Look through the lines below and extract each one that contains "this".

>>>>>

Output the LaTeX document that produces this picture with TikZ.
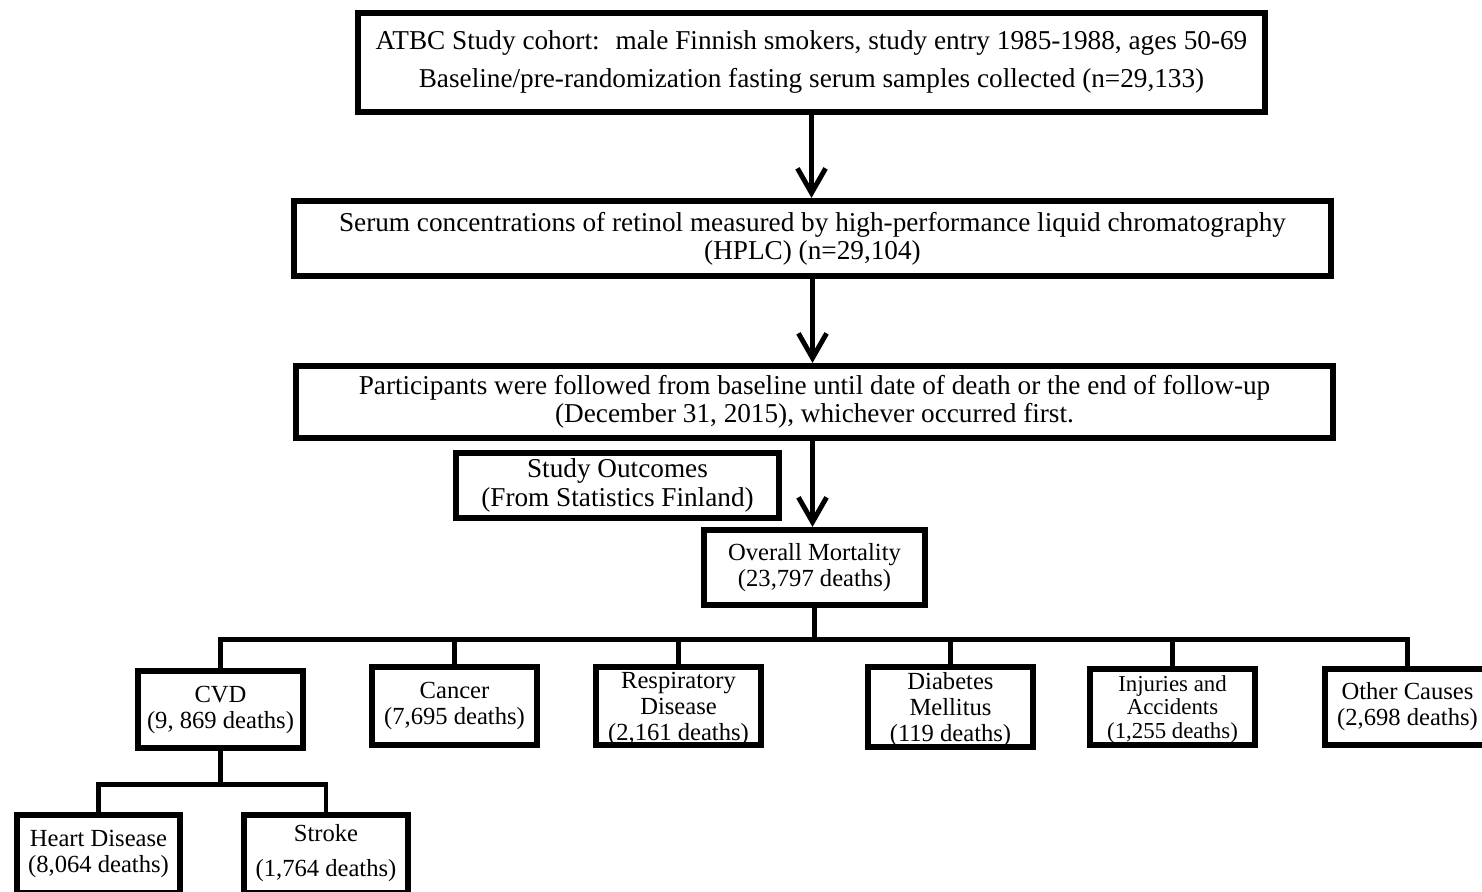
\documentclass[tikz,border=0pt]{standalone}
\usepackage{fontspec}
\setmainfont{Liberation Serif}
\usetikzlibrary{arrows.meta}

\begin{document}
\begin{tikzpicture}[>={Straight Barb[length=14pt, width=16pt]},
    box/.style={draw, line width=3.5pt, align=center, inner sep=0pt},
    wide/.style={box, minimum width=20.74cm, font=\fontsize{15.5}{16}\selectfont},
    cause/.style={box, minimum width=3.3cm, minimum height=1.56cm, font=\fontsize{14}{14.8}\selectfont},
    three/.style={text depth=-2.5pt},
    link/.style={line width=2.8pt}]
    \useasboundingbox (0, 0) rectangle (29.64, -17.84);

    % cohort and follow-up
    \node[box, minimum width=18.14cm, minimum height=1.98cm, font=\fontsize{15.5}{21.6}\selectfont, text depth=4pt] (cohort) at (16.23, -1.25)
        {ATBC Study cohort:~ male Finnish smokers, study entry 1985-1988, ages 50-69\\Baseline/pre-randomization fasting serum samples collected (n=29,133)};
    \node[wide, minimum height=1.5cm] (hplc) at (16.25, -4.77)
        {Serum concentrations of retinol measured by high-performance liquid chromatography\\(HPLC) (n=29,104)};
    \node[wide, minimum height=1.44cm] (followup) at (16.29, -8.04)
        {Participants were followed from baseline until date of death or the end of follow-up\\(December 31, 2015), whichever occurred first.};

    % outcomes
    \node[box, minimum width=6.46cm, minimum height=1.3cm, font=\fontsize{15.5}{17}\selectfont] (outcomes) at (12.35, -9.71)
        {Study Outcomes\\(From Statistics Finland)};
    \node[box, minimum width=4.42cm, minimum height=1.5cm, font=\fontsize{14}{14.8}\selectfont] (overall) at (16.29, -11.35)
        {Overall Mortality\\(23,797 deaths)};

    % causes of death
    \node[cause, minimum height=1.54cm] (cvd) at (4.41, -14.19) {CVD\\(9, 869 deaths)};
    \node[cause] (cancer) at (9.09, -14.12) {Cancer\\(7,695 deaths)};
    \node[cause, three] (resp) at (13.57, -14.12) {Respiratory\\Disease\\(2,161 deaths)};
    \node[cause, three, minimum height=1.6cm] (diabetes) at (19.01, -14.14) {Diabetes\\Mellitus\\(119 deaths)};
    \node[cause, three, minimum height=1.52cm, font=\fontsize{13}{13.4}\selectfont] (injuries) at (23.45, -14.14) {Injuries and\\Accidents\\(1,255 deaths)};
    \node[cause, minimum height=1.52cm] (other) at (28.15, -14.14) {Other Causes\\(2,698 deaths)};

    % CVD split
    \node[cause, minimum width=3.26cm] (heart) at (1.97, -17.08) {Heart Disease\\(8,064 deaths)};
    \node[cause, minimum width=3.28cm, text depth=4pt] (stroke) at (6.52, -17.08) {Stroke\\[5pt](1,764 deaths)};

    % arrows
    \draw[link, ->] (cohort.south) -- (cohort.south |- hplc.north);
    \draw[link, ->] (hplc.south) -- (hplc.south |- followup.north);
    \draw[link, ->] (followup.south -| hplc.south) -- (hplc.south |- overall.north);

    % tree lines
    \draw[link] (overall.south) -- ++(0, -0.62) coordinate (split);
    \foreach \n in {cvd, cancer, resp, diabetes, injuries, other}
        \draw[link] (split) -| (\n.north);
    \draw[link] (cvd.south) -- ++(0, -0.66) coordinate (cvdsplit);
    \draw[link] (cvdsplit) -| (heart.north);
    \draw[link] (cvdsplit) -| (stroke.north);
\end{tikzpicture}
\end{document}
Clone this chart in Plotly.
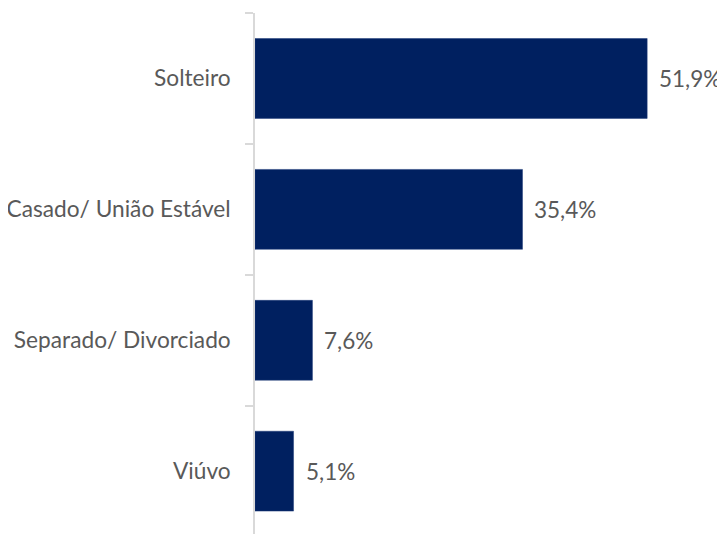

<<<<<

### ANSWER BELOW:
Output the LaTeX document that produces this picture with TikZ.
Clone this chart in Plotly.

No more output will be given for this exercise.